Die Gottesgelehrten begründen ihre Lehre mit dem Hinweis auf das Ziel, das durch die Entwicklung der Gnade einmal erreicht werden soll. Maria war von Anbeginn dazu bestimmt, würdige Mutter Gottes, Braut Christi im Erlösungswerk und Mutter aller Kinder Gottes zu werden!

Wie der hl.
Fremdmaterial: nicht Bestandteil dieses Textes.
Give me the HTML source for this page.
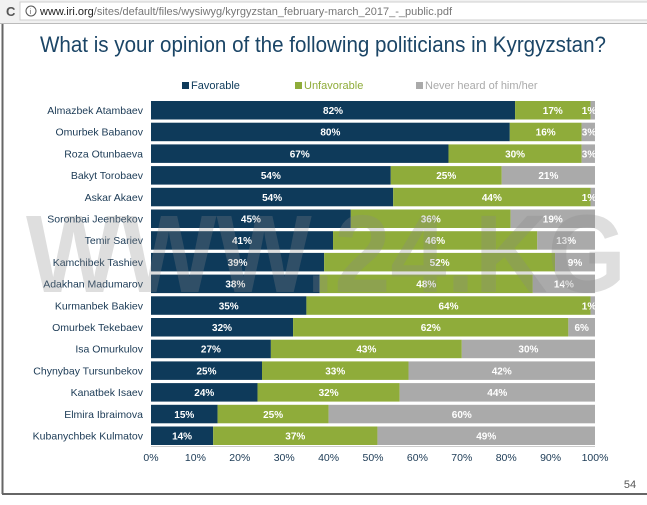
<!DOCTYPE html>
<html><head><meta charset="utf-8"><style>
body{margin:0;width:647px;height:500px;overflow:hidden;background:#fff;font-family:"Liberation Sans",sans-serif;}
</style></head><body>
<svg width="647" height="500" xmlns="http://www.w3.org/2000/svg" font-family="Liberation Sans, sans-serif">
<rect x="0" y="0" width="647" height="24" fill="#f1f1f1"/>
<rect x="20" y="2" width="630" height="18" fill="#fff" stroke="#cfcfcf"/>
<text x="6" y="16" font-size="13" fill="#555" font-weight="bold">C</text>
<circle cx="31" cy="11" r="5" fill="none" stroke="#555" stroke-width="1"/>
<text x="29.5" y="14" font-size="7" fill="#555">i</text>
<text x="40" y="15" font-size="11" fill="#777"><tspan fill="#222">www.iri.org</tspan>/sites/default/files/wysiwyg/kyrgyzstan_february-march_2017_-_public.pdf</text>
<line x1="0" y1="23.5" x2="647" y2="23.5" stroke="#bbb"/>
<line x1="2.5" y1="24" x2="2.5" y2="494" stroke="#666" stroke-width="2"/>
<line x1="2" y1="494" x2="647" y2="494" stroke="#666" stroke-width="2"/>
<text x="323" y="52" font-size="22" fill="#1b4566" text-anchor="middle" textLength="566" lengthAdjust="spacingAndGlyphs">What is your opinion of the following politicians in Kyrgyzstan?</text>
<g font-size="11">
<rect x="182" y="82" width="7" height="7" fill="#0e3a5a"/><text x="191" y="89" fill="#0e3a5a">Favorable</text>
<rect x="295" y="82" width="7" height="7" fill="#8fac3a"/><text x="304" y="89" fill="#8fac3a">Unfavorable</text>
<rect x="416" y="82" width="7" height="7" fill="#aaa"/><text x="425" y="89" fill="#aaa">Never heard of him/her</text>
</g>
<g id="bars" font-size="10" font-weight="bold" fill="#fff" text-anchor="middle"></g>
<g font-size="10.5" fill="#1b3a55" text-anchor="end">
<text x="143" y="114">Almazbek Atambaev</text>
<text x="143" y="135.7">Omurbek Babanov</text>
<text x="143" y="157.4">Roza Otunbaeva</text>
<text x="143" y="179.1">Bakyt Torobaev</text>
<text x="143" y="200.8">Askar Akaev</text>
<text x="143" y="222.5">Soronbai Jeenbekov</text>
<text x="143" y="244.2">Temir Sariev</text>
<text x="143" y="265.9">Kamchibek Tashiev</text>
<text x="143" y="287.6">Adakhan Madumarov</text>
<text x="143" y="309.3">Kurmanbek Bakiev</text>
<text x="143" y="331">Omurbek Tekebaev</text>
<text x="143" y="352.7">Isa Omurkulov</text>
<text x="143" y="374.4">Chynybay Tursunbekov</text>
<text x="143" y="396.1">Kanatbek Isaev</text>
<text x="143" y="417.8">Elmira Ibraimova</text>
<text x="143" y="439.5">Kubanychbek Kulmatov</text>
</g>
<g font-size="10.5" fill="#1b3a55" text-anchor="middle">
<text x="151" y="461">0%</text><text x="195.4" y="461">10%</text><text x="239.8" y="461">20%</text><text x="284.2" y="461">30%</text><text x="328.6" y="461">40%</text><text x="373" y="461">50%</text><text x="417.4" y="461">60%</text><text x="461.8" y="461">70%</text><text x="506.2" y="461">80%</text><text x="550.6" y="461">90%</text><text x="595" y="461">100%</text>
</g>
<line x1="151" y1="446.5" x2="595" y2="446.5" stroke="#ccc"/>
<text x="630" y="488" font-size="11" fill="#555" text-anchor="middle">54</text>
<text x="326" y="292" font-size="110" font-weight="bold" fill="#888" fill-opacity="0.28" text-anchor="middle" textLength="600" lengthAdjust="spacingAndGlyphs">WWW.24.KG</text>
</svg>
<script>
var d=[[82,17,1],[80,16,3],[67,30,3],[54,25,21],[54,44,1],[45,36,19],[41,46,13],[39,52,9],[38,48,14],[35,64,1],[32,62,6],[27,43,30],[25,33,42],[24,32,44],[15,25,60],[14,37,49]];
var c=['#0e3a5a','#8fac3a','#aaaaaa'],g=document.getElementById('bars'),s='';
d.forEach(function(r,i){var y=101+i*21.7,t=r[0]+r[1]+r[2],x=151;
r.forEach(function(v,j){var w=v/t*444;s+='<rect x="'+x+'" y="'+y+'" width="'+w+'" height="18.5" fill="'+c[j]+'"/>';
var tx=x+w/2;if(v<=3)tx=x+w-6;s+='<text x="'+tx+'" y="'+(y+13)+'">'+v+'%</text>';x+=w;});});
g.innerHTML=s;
</script>
</body></html>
Thomas von Aquin hervorhebt, kann diese Braut zwar keine Göttin werden, aber durch ihre Gottesmutterwürde steigt sie dennoch empor „usque ad fines Deitatis“ — „bis zu den Grenzen der Gottheit“, d.h. des Gottselberseins von Natur, wie Cajetan, der tiefste Erklärer des heiligen Thomas, den Sinn des Gedankens des engelgleichen Lehrers ausgedrückt hat. „Die allerseligste Jungfrau hat dadurch, daß sie Mutter Gottes ist, eine gewisse unendliche Würde erlangt durch Teilnahme an dem unendlichen Gute, das Gott ist, und in dieser Hinsicht ist nichts Vollkommeneres möglich“, lehrt der heilige Thomas (S. Th. I. q. 25 a. 6). Diese Lehre ist letztlich auch die Rechtfertigung für die besondere Verehrung des unbefleckten Herzens Mariens.